▶ [Work to do]:
Show every line in the entries below where the word "matplotlib" appears.

▶ [Data excerpts]:
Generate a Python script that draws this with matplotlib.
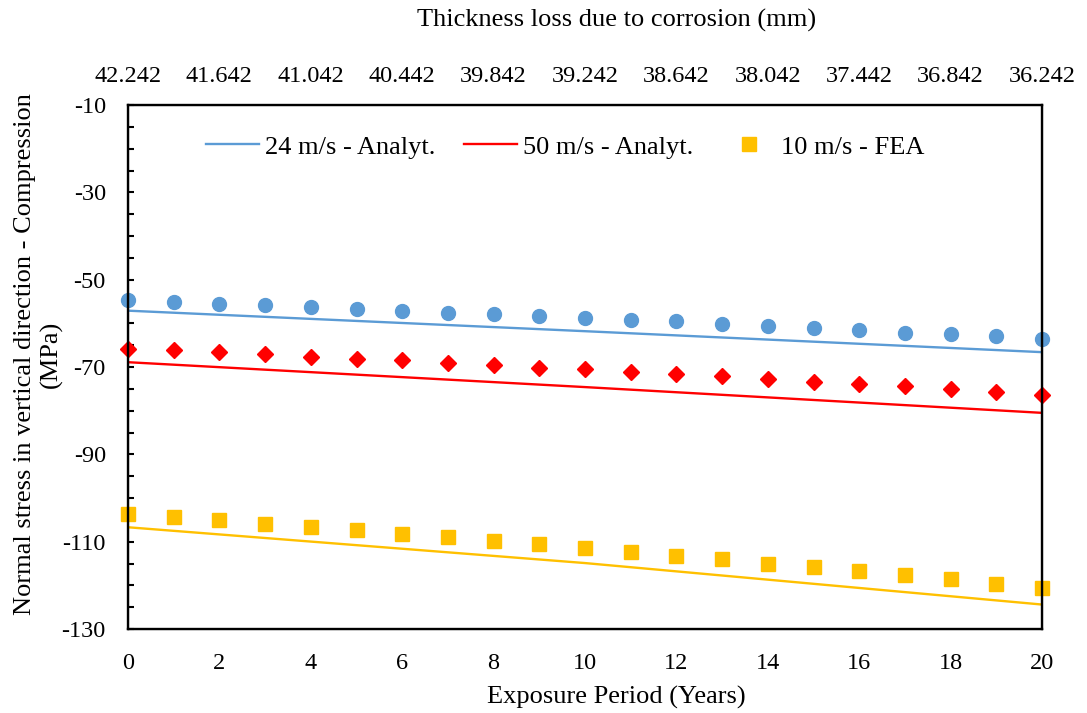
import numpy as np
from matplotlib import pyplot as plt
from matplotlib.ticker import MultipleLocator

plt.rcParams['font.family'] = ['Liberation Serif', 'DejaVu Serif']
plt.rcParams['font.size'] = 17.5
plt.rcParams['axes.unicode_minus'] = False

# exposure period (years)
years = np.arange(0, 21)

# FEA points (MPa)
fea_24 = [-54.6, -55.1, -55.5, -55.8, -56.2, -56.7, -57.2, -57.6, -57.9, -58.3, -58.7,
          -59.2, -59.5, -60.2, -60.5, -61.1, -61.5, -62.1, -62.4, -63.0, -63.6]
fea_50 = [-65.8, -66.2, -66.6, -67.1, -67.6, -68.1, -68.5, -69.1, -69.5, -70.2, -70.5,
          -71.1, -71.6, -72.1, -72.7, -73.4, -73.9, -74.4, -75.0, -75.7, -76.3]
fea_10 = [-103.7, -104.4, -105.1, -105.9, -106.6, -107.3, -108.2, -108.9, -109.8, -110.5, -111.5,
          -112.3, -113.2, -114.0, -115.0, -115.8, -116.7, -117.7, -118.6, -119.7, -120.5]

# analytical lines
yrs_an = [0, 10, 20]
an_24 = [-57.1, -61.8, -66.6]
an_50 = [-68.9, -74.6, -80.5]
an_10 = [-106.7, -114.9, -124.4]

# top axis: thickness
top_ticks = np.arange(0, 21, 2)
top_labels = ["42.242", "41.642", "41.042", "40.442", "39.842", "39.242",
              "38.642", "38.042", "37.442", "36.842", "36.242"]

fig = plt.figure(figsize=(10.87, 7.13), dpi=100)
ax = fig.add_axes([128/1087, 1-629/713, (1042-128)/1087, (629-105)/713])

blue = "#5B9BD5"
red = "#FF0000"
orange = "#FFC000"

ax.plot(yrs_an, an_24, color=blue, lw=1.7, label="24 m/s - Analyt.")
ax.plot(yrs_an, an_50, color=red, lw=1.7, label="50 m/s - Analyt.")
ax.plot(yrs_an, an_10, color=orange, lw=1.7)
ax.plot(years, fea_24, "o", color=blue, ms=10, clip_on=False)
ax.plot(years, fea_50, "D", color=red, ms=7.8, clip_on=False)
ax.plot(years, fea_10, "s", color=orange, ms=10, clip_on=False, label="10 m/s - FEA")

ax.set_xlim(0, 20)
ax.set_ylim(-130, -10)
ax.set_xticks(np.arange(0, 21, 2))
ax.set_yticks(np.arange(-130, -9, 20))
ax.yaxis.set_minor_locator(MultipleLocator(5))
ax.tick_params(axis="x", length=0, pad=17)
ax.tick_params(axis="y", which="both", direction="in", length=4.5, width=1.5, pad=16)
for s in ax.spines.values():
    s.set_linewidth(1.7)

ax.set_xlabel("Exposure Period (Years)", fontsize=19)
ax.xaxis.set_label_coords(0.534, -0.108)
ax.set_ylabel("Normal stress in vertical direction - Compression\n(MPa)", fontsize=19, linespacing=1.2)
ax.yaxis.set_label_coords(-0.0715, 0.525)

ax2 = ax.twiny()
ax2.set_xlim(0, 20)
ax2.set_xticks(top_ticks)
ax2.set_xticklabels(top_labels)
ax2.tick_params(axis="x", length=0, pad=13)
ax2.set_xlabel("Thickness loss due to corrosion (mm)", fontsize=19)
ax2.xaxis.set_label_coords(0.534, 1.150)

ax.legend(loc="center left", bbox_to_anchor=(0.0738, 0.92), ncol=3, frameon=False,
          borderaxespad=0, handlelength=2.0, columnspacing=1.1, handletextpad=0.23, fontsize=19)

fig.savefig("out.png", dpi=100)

--

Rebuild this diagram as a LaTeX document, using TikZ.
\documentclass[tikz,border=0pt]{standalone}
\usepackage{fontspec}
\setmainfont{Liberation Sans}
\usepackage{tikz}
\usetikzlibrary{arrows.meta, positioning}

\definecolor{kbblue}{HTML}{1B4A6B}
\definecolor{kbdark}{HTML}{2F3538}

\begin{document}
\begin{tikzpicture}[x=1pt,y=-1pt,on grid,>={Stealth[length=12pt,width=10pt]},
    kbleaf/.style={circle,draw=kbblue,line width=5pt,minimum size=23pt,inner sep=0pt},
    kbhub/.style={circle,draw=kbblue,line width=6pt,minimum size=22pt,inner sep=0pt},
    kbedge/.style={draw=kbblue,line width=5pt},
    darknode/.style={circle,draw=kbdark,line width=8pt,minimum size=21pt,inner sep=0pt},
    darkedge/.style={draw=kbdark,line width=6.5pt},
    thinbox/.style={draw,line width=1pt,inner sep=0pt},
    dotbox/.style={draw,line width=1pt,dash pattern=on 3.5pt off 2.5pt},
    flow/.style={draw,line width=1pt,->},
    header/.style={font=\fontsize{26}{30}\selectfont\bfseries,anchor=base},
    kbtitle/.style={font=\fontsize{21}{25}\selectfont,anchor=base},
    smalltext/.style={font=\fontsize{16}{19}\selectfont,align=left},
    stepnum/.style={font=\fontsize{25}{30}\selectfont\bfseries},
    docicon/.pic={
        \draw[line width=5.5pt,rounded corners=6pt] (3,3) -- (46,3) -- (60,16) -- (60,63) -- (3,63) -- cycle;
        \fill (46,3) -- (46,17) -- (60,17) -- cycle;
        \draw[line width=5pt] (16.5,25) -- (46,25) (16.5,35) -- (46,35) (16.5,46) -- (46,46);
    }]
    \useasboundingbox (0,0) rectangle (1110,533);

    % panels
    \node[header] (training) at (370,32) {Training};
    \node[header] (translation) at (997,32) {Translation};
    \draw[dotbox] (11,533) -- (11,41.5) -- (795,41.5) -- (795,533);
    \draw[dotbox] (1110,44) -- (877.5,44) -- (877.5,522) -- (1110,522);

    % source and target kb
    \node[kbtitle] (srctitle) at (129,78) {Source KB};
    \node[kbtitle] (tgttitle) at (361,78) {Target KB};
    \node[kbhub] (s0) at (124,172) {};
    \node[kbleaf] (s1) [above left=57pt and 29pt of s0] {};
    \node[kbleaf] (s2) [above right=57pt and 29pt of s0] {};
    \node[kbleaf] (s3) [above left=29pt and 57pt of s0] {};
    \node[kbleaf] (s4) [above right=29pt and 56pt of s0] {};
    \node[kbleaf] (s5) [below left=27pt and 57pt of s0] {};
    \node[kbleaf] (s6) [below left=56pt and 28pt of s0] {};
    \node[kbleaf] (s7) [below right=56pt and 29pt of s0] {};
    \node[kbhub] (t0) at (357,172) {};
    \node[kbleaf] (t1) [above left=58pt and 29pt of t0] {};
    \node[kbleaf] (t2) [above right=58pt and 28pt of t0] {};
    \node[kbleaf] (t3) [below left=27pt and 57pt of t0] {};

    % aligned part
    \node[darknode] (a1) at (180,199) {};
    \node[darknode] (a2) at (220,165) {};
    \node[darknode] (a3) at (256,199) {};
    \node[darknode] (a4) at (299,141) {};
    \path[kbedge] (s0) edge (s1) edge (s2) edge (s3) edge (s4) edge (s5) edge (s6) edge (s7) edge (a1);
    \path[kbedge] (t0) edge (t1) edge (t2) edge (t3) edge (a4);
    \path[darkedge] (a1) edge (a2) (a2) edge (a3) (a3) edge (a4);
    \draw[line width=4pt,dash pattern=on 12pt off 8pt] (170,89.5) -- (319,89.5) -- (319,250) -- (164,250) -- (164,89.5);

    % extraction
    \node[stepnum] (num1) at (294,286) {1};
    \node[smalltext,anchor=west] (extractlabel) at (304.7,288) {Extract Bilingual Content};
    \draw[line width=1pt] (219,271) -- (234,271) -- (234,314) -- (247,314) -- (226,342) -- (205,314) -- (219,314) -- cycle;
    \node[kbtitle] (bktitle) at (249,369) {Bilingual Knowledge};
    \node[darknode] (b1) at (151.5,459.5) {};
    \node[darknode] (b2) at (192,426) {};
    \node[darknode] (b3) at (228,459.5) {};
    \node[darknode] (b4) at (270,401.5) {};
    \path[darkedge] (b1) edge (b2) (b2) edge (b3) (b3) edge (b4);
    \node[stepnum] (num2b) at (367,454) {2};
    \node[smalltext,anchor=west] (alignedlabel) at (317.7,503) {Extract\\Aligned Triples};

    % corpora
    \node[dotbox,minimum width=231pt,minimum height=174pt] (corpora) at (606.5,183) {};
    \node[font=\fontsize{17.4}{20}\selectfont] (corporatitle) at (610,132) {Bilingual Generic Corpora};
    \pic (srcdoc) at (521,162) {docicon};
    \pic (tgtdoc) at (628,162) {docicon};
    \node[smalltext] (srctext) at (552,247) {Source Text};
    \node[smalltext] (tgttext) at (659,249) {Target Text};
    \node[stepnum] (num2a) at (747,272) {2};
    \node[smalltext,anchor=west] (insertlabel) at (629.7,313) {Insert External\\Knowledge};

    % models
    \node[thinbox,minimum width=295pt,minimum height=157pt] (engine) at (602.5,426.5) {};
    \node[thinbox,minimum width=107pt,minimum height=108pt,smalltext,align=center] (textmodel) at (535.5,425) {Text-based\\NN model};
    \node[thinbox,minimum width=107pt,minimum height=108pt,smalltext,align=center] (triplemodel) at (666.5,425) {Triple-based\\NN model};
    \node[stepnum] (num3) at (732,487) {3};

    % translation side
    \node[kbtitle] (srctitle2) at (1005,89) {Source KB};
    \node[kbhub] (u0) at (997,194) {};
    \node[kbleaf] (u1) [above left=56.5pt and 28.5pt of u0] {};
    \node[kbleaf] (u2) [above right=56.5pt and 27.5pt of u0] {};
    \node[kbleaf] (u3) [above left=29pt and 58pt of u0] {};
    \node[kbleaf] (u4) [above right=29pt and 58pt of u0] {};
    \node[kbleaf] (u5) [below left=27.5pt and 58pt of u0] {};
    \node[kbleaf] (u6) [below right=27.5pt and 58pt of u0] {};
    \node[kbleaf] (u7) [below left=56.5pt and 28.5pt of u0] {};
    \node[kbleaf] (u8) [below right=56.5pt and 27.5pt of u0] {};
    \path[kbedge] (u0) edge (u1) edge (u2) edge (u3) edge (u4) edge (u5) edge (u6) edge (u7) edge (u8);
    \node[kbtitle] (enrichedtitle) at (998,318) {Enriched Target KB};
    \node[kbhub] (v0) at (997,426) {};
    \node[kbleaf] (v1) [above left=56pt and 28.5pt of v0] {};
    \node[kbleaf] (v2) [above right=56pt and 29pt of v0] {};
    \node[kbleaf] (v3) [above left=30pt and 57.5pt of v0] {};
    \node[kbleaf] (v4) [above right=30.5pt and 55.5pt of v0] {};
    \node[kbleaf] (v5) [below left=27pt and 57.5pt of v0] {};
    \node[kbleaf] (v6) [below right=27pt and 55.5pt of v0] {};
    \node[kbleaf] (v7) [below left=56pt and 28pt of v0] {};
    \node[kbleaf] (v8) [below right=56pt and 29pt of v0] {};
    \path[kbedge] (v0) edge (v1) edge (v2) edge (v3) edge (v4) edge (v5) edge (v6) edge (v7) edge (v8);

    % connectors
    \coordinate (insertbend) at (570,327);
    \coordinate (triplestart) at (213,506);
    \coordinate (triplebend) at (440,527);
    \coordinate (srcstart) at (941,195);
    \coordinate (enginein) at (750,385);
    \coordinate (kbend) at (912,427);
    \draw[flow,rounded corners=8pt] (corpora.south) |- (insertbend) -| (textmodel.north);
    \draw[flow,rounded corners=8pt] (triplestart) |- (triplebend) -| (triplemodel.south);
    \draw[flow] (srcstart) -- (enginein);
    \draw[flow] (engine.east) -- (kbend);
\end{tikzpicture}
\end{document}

▶ [Right answer]:
Generate a Python script that draws this with matplotlib.
from matplotlib import pyplot as plt
from matplotlib.ticker import MultipleLocator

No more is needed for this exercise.